Artikel 7 Rechtspositieregeling

  • 1.

    Leden van de rekenkamer ontvangen maandelijks een vergoeding voor hun werkzaamheden en een onkostenvergoeding. Voor de voorzitter bedragen de vergoeding en de onkostenvergoeding 80% van de maximale vergoeding en onkostenvergoeding die leden van de raad ontvangen ingevolge artikel 3.1.1 respectievelijk artikel 3.1.6 van het Rechtspositiebesluit decentrale politieke ambtsdragers.

  • 2.

    Voor de leden die geen voorzitter zijn bedragen de maandelijkse vergoeding en de onkostenvergoeding 40% van de maximale vergoeding en onkostenvergoeding die leden van de raad ontvangen ingevolge artikel 3.1.1 respectievelijk artikel 3.1.6 van het Rechtspositiebesluit decentrale politieke ambtsdragers.

  • 3.

    De artikelen 3.1.7 (reiskostenvergoeding), 3.1.10 (ziektekostenverzekering), 3.1.11 (samenloop met arbeidsongeschiktheidsuitkering), 3.1.13 (vergoeding bij verlof), 3.3.1 (bewaken en beveiligen), 3.3.2 (informatie- en communicatievoorzieningen), 3.3.3 (scholing), 3.3.4 (beroepsvereniging), 3.3.5 (bedrijfsgeneeskundige zorg), 3.3.6 (voorzieningen in verband met beroepsziekte of dienstongeval), 3.3.7 (voorzieningen in verband met een structureel functionele beperking) en 3.3.8 (eindheffingsbestanddelen) van het Rechtspositiebesluit decentrale politieke ambtsdragers zijn van overeenkomstige toepassing op de leden van de rekenkamer, alsmede de met deze bepalingen samenhangende bepalingen uit de Regeling rechtspositie decentrale politieke ambtsdragers.

  • 4.

    De artikelen 5 (verzekering arbeidsongeschiktheid, ouderdom en overlijden), 6 (informatie- en communicatievoorzieningen), 7 (werkkostenregeling) en 8 (betaling en declaratie) van de Verordening rechtspositie raads- en commissieleden gemeente Utrecht zijn van overeenkomstige toepassing op de leden van de rekenkamer.

Artikel 8 Verlof

  • 1.

    De voorzitter van de raad verleent aan een lid van de rekenkamer op diens verzoek tijdelijk verlof wegens zwangerschap en bevalling op de in het verzoek vermelde dag die ligt tussen ten hoogste zes en ten minste vier weken voor de vermoedelijke datum van de bevalling die blijkt uit een overlegde verklaring van een arts of een verloskundige.

  • 2.

    De voorzitter van de raad verleent aan een lid van de rekenkamer op diens verzoek tijdelijk verlof, indien hij wegens ziekte niet in staat is zijn werk uit te oefenen en blijkens een verklaring van een arts aannemelijk is dat hij de uitoefening niet binnen acht weken zal kunnen hervatten.

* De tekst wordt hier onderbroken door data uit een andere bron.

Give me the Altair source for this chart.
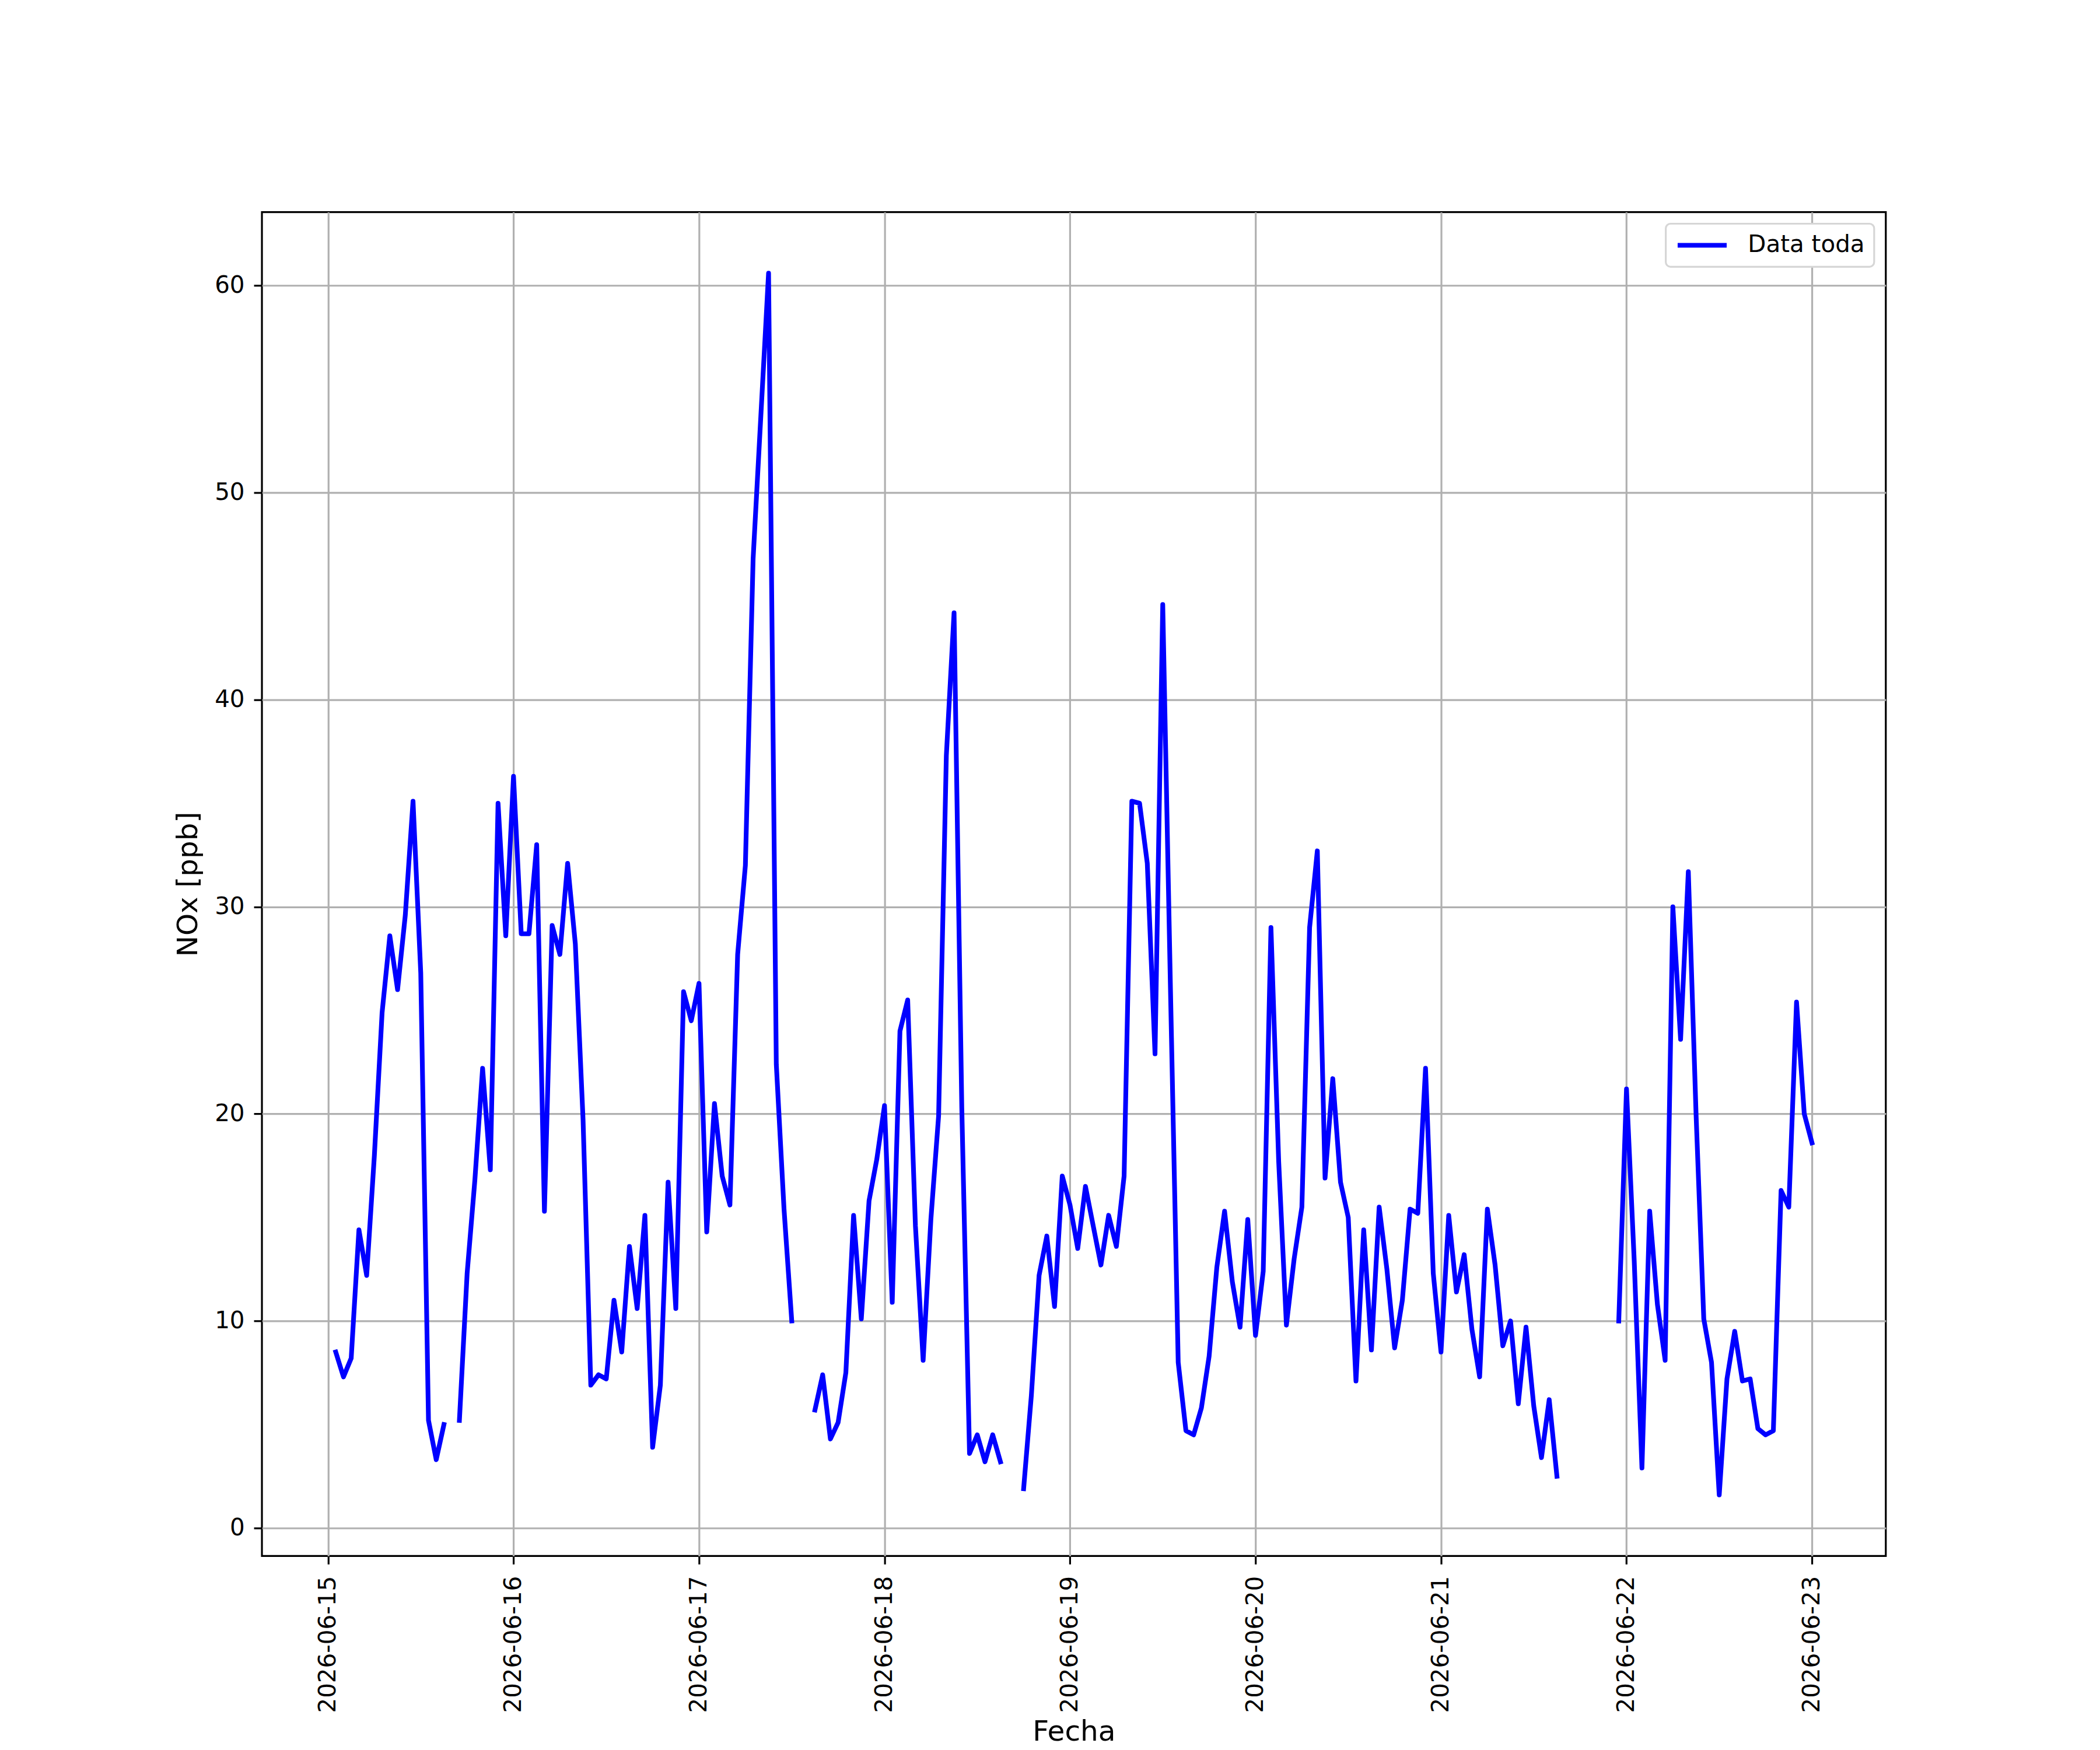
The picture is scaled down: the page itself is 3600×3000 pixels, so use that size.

Het verlof gaat in op de dag na de bekendmaking van de beslissing op het verzoek.

  • 3.

    De periode voor tijdelijk verlof bedraagt zestien weken. Het verlof eindigt met ingang van de dag waarop zestien weken zijn verstrekken sinds de dag van ingang van het tijdelijk verlof.

  • 4.

    Aan het lid wordt ten hoogste drie maal per benoemingsperiode tijdelijk verlof als bedoeld in het eerste of tweede lid verleend.

  • 5.

    De voorzitter van de raad beslist op een verzoek tot tijdelijke verlof als bedoeld in eerste of tweede lid, zo spoedig mogelijk, doch uiterlijk op de veertiende dag na indiening van het verzoek.

  • 6.

    De beslissing op het verzoek tot tijdelijke verlof geschiedt in overeenstemming met de verklaring van de arts of verloskundige, bedoeld in het eerste of tweede lid.

  • 7.

    Een beslissing tot tijdelijke verlof bevat de dag van ingang van het verlof.

  • 8.

    In geval het verzoek ziet op een tweede of derde aansluitende periode, kan de voorzitter van de raad op verzoek besluiten de aansluitende periode korter te laten zijn dan zestien weken.

  • 9.

    De raad kan op voorstel van het dagelijks bestuur besluiten over vervanging van de (plaatsvervangend) voorzitter gedurende de periode van tijdelijk verlof. De CPR adviseert het dagelijks bestuur over de tijdelijke vervanging, de andere bestuurders van de rekenkamer gehoord hebbende.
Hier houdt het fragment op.